Japanese culture pinpoints can be finicky that way. For more information on Japanese etiquette and culture, this book is an intriguing read.
How Otaku is Viewed Today
Even though originally, the term otaku held a term relating to what some would think would be a sick-minded, perverted, or insane individual who is obsessed unhealthily with a certain hobby (usually relating to anime or manga), otaku has evolved into a much broader term. Japan is now even using it as a promotional campaign of their pop culture since 2010 to individuals outside of the country to attract visitors to the country while promoting anime and manga.
To the older generation of Japanese individuals, this term will almost always refer to a person who has an unhealthy obsession with a hobby or object, and is not a contributing member to their society or social ranks.

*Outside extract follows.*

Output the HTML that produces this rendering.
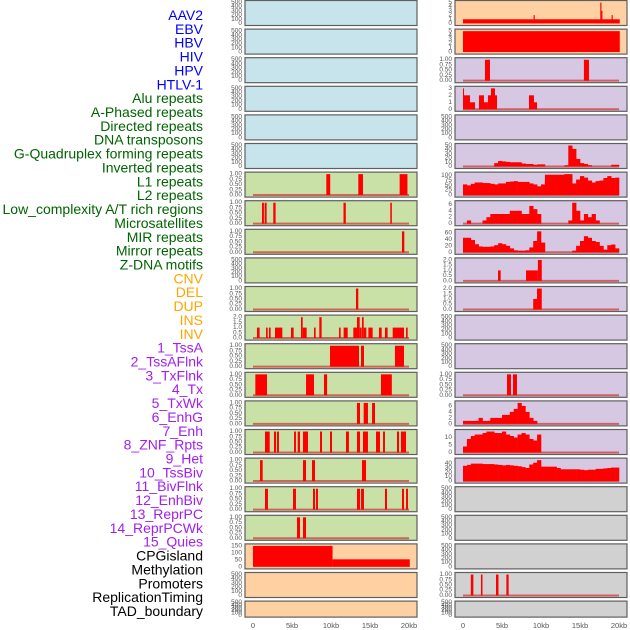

However, as the popularity of otaku grows and expands outside of Japan, and more and more people begin to identify it, the term has lost its meaning of something someone vile, and has lessened considerably to the younger generations. As the otaku culture grew, many subcultures of otaku have popped up over time. Some of these are listed to below:
- Manga Otaku – there is a wide variety of genres here from action, adventure, comedy, lifestyle, romance, etc.
- Anime Otaku – these are people who are passionate about a specific anime. They have a lot of knowledge about one in particular, and collect related items as well as watch it obsessively.
- Idol Otaku – this refers to Japanese pop culture, and being obsessed with popular Japanese idols
- Game Otaku – this refers to lovers of video games, but predominately Dragon Ball Z, Pokemon, Dragon Quest Series, and Final Fantasy.